Doctors cleared his airway and emptied his stomach, but during a check-up the next morning they discovered some nut pieces in his lungs and decided to operate to remove them.

On the operating table, Zhong noticed that the oxygen levels in the boy’s blood were too low, so the doctor removed his mask and began blowing air into the child’s lungs through a bronchoscope.
During the 30-minute-long surgery, Zhong switched between performing the operation and blowing the air.
When the procedure was almost over, the surgeon told his colleagues: “I can’t carry on.” He then fell on to the floor of the operating room.
“At that time, I felt a sensation of suppression in my chest and numbness in my limbs. I was sweating a lot and my clothes and gloves were sticking to me,” Zhong said later.
The surgeon regained consciousness after his colleagues gave him some liquid glucose and oxygen, and his first thought was to ask about his young patient.
“I am fine. Please check if the boy’s pulmonary ventilation volume is all right,” he said.
The surgery was a success after Zhong and his colleagues cleared at least 10 pieces of chopped nuts from the baby’s lungs.
The child’s grateful parents sobbed and thanked the diligent doctor and his team profusely when they heard the news.
Stories of doctors going the extra mile and using their initiative to save a patient’s life while sometimes risking their own health, regularly make headlines in China.

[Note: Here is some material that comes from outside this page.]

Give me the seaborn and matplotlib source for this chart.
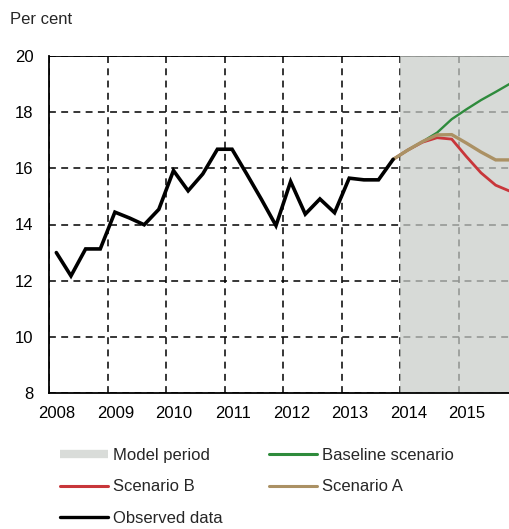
import matplotlib
matplotlib.use("Agg")
import matplotlib.pyplot as plt
import matplotlib.transforms as mtransforms
from matplotlib.lines import Line2D
from matplotlib import font_manager
import seaborn as sns
import pandas as pd
import numpy as np

# ---- data ----
obs_x = [2008.125 + 0.25 * k for k in range(24)]
obs_y = [13.0, 12.17, 13.13, 13.13,
         14.44, 14.23, 13.99, 14.54,
         15.92, 15.2, 15.8, 16.68,
         16.68, 15.8, 14.9, 13.96,
         15.53, 14.37, 14.91, 14.42,
         15.65, 15.59, 15.59, 16.32]
scen_x = [2013.875 + 0.25 * k for k in range(9)]
baseline_y = [16.32, 16.65, 16.95, 17.27, 17.75, 18.1, 18.43, 18.72, 19.02]
scen_b_y = [16.32, 16.65, 16.93, 17.09, 17.04, 16.42, 15.84, 15.4, 15.18]
scen_a_y = [16.32, 16.65, 16.95, 17.19, 17.2, 16.9, 16.58, 16.3, 16.3]
year_ticks = [2008, 2009, 2010, 2011, 2012, 2013, 2014, 2015]
y_ticks = [8, 10, 12, 14, 16, 18, 20]
model_start = 2014

sns.set_theme(style="white")
names = {f.name for f in font_manager.fontManager.ttflist}
if "Liberation Sans Narrow" in names:
    fam, fs = "Liberation Sans Narrow", 14
else:
    fam, fs = "Liberation Sans", 12
plt.rcParams["font.family"] = [fam, "DejaVu Sans"]

fig = plt.figure(figsize=(5.10, 5.29), dpi=100)
ax = fig.add_axes([49 / 510, 1 - 393 / 529, 1 - 49 / 510, (393 - 56) / 529])

frames = []
for name, xs, ys in [("Baseline scenario", scen_x, baseline_y),
                     ("Scenario B", scen_x, scen_b_y),
                     ("Scenario A", scen_x, scen_a_y),
                     ("Observed data", obs_x, obs_y)]:
    frames.append(pd.DataFrame({"x": xs, "y": ys, "series": name}))
df = pd.concat(frames, ignore_index=True)

colors = {"Baseline scenario": "#2e8b3c", "Scenario B": "#c8363a",
          "Scenario A": "#ab9164", "Observed data": "#000000"}
widths = {"Baseline scenario": 1.7, "Scenario B": 2.0,
          "Scenario A": 2.4, "Observed data": 2.6}
for i, name in enumerate(["Baseline scenario", "Scenario B", "Scenario A", "Observed data"]):
    sub = df[df["series"] == name]
    sns.lineplot(data=sub, x="x", y="y", ax=ax, color=colors[name],
                 lw=widths[name], zorder=3 + i, legend=False,
                 solid_joinstyle="miter")

ax.set_xlim(2008, 2015.87)
ax.set_ylim(8, 20)
ax.set_xticks(year_ticks)
ax.set_yticks(y_ticks)
ax.set_xticklabels([str(y) for y in year_ticks])
ax.set_yticklabels([str(v) for v in y_ticks])
ax.set_xlabel("")
ax.set_ylabel("")
ax.grid(True, color="black", lw=1.1, linestyle=(0, (4.5, 3.5)))
ax.set_axisbelow(True)
ax.axhline(20, color="black", lw=1.3, zorder=1)
ax.axvspan(model_start, 2016.5, color=(200 / 255, 204 / 255, 200 / 255),
           alpha=0.72, lw=0, zorder=1.5)

for s in ["top", "right"]:
    ax.spines[s].set_visible(False)
for s in ["left", "bottom"]:
    ax.spines[s].set_color("black")
    ax.spines[s].set_linewidth(1.3)

ax.tick_params(axis="both", length=0, labelsize=fs, colors="black")
ax.tick_params(axis="y", pad=11)
ax.tick_params(axis="x", pad=9)
offset = mtransforms.ScaledTranslation(8 / 100, 0, fig.dpi_scale_trans)
for lab in ax.get_xticklabels():
    lab.set_transform(lab.get_transform() + offset)

fig.text(10 / 510, 1 - 19 / 529, "Per cent", fontsize=fs, va="center", ha="left")

handles = [
    Line2D([], [], color="#d9dcd9", lw=6, solid_capstyle="butt"),
    Line2D([], [], color=colors["Scenario B"], lw=2.2),
    Line2D([], [], color=colors["Observed data"], lw=2.4),
    Line2D([], [], color=colors["Baseline scenario"], lw=2.2),
    Line2D([], [], color=colors["Scenario A"], lw=2.2),
]
labels = ["Model period", "Scenario B", "Observed data", "Baseline scenario", "Scenario A"]
fig.legend(handles, labels, ncol=2, loc="upper left",
           bbox_to_anchor=(60 / 510, 1 - 448 / 529), frameon=False,
           fontsize=fs, handlelength=2.9, handletextpad=0.3,
           labelspacing=0.98, columnspacing=2.75, borderpad=0, borderaxespad=0)

fig.savefig("out.png", dpi=100)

Two years ago, a pair of surgeons rigged up makeshift surgical apparatus and performed a life-saving emergency procedure when a passenger was taken ill on a flight from Guangzhou to New York.
The elderly man had a swollen stomach and enlarged prostate, so the doctors – one from southern Guangdong province and the other from Hainan province in the same part of China – siphoned off his urine through straws.